Set problem: List each line of the data that holds the string "this".

Data excerpt:
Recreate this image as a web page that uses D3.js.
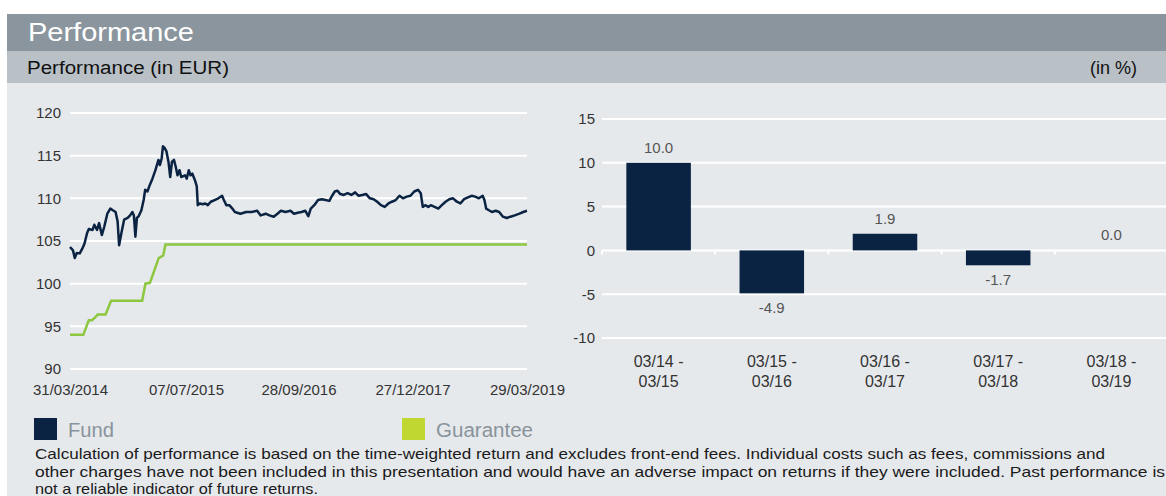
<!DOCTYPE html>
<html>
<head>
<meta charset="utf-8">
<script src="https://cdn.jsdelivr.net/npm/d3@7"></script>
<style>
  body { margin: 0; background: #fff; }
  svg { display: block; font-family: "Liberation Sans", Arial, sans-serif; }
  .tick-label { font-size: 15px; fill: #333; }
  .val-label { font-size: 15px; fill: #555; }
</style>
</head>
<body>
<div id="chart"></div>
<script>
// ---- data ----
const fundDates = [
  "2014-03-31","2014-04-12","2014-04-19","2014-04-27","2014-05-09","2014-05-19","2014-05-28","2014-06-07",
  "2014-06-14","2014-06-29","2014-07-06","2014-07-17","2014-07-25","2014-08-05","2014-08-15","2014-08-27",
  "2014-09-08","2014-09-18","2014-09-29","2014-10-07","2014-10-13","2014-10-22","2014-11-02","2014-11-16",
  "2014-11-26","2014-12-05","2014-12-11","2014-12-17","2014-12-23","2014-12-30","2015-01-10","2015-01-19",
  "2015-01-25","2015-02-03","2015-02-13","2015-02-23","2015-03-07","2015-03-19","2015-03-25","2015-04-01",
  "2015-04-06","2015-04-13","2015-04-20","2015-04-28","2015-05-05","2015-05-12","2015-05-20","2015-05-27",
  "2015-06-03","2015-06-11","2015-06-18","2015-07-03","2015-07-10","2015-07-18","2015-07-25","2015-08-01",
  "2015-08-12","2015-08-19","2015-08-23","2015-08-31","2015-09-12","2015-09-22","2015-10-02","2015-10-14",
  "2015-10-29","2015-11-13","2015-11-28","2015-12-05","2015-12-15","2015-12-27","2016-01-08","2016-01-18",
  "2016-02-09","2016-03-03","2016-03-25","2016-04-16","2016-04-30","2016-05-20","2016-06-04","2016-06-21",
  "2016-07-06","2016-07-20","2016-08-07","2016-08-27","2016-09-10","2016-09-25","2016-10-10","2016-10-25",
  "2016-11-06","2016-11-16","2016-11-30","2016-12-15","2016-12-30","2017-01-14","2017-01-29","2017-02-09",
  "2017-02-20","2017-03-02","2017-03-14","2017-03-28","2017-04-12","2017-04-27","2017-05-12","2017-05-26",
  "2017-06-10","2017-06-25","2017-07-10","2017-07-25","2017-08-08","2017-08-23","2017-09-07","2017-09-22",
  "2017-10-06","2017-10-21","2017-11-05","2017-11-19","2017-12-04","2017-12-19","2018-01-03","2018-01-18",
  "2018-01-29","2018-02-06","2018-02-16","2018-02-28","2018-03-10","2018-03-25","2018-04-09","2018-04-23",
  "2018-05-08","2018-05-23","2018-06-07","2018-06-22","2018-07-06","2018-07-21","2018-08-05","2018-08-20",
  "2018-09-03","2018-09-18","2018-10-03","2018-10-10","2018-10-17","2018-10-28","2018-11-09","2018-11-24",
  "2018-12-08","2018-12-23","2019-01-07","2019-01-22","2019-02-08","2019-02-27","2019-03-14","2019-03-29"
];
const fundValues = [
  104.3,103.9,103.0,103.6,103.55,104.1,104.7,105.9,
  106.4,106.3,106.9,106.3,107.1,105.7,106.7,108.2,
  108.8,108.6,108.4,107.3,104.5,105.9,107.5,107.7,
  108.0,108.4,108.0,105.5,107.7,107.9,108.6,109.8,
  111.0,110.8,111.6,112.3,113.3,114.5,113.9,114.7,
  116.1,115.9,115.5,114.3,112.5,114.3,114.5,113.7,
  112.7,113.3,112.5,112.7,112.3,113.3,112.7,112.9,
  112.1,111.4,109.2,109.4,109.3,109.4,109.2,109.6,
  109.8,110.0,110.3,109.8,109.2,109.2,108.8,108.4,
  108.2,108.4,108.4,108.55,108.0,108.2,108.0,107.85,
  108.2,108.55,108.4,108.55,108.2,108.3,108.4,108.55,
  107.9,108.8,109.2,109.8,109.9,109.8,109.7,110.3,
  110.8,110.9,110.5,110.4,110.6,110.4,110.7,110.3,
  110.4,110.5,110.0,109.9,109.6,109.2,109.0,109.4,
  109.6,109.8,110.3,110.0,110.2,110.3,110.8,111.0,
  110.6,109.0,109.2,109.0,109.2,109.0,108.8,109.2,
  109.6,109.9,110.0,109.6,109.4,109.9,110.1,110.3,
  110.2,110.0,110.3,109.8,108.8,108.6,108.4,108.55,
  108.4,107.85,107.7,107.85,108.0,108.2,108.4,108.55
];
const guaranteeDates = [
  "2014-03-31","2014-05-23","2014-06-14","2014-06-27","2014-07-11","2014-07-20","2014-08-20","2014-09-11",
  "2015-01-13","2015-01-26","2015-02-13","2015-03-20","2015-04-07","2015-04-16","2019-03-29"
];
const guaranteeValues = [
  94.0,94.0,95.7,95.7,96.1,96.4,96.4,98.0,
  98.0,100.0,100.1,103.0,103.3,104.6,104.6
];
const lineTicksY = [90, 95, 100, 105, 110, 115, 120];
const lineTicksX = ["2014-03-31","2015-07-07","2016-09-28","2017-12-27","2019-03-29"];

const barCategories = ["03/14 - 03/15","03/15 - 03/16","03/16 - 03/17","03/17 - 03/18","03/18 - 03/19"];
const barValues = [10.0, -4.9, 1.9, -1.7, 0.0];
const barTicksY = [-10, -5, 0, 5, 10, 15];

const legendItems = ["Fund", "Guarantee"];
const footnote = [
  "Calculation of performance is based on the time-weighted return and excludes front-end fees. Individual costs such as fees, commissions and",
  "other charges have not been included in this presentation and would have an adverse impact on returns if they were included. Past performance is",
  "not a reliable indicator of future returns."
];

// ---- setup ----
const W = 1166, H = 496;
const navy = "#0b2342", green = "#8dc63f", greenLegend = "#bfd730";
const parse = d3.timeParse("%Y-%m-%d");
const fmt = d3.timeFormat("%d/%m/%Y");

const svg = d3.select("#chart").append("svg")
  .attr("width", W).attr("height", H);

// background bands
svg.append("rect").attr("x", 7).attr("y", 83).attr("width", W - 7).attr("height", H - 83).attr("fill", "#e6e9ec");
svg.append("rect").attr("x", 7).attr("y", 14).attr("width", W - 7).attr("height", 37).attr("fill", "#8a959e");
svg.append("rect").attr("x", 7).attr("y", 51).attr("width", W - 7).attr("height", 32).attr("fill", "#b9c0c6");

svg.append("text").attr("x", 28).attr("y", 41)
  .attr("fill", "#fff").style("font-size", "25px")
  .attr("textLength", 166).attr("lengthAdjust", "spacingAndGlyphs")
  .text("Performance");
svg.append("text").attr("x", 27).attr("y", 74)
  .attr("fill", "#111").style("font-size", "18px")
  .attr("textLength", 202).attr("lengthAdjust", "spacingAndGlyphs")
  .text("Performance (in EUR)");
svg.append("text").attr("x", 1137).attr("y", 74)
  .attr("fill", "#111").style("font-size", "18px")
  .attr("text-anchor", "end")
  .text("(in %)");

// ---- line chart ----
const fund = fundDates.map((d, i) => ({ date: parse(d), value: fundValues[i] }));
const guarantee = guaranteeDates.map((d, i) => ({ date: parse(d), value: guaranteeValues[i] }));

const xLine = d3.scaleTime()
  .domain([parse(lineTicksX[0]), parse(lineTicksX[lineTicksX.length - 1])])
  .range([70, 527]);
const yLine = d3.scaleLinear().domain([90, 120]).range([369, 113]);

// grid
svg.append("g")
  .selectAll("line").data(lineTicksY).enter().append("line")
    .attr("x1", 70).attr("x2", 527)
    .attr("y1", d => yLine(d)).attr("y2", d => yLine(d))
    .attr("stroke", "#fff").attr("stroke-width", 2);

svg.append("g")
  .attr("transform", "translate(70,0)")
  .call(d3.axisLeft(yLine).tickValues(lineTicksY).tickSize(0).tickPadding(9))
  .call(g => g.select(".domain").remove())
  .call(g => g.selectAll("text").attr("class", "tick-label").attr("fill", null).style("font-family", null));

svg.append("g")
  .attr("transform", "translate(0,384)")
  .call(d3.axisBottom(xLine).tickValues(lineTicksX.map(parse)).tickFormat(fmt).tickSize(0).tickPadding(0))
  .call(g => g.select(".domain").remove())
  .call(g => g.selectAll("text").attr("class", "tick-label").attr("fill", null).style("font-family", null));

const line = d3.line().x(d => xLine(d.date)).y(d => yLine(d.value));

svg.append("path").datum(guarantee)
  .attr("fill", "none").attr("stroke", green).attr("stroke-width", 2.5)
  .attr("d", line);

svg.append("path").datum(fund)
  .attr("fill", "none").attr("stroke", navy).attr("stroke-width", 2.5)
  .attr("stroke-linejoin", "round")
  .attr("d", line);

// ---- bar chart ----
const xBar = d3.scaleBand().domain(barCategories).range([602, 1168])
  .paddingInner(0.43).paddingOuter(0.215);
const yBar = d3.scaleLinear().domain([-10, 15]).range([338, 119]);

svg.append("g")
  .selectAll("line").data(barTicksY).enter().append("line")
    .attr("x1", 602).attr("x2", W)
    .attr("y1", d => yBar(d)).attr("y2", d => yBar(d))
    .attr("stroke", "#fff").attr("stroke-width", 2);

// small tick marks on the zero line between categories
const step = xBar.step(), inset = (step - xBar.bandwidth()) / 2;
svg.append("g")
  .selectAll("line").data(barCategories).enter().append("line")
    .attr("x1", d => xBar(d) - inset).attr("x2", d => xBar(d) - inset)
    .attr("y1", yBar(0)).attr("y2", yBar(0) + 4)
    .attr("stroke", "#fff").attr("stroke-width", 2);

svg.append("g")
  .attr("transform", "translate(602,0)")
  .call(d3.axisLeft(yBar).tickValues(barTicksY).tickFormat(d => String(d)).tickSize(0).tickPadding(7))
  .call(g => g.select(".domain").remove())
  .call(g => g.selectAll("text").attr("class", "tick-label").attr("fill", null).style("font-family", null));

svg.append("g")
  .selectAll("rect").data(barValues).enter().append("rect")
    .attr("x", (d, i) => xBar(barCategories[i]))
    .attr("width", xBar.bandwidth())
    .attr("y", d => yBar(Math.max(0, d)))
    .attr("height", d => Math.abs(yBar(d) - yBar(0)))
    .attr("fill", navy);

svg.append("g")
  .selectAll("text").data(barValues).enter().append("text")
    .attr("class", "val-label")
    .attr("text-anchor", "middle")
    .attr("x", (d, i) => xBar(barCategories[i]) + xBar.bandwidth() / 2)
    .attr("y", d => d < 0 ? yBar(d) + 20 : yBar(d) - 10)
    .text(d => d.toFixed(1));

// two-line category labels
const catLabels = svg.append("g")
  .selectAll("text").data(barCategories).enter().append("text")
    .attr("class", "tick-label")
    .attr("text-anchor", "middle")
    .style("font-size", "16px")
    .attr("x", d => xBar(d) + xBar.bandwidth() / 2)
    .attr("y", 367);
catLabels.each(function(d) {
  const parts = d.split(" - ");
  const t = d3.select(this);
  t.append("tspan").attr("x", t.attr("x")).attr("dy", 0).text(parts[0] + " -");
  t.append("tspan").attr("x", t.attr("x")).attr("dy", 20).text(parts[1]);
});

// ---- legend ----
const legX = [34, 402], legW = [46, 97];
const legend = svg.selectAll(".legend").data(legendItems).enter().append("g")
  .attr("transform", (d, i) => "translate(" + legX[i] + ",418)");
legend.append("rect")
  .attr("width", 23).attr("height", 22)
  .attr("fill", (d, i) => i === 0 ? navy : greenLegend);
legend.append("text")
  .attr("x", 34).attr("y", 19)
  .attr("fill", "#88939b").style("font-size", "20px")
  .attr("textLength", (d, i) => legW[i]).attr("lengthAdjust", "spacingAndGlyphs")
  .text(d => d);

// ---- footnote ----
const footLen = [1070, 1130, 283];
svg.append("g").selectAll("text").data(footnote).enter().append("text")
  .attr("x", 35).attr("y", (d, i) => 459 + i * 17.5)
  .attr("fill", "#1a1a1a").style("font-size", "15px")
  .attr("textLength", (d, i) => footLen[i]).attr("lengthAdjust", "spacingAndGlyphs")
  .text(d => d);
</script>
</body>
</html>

Solved problem:
Recreate this image as a web page that uses D3.js.
  "other charges have not been included in this presentation and would have an adverse impact on returns if they were included. Past performance is",
  const t = d3.select(this);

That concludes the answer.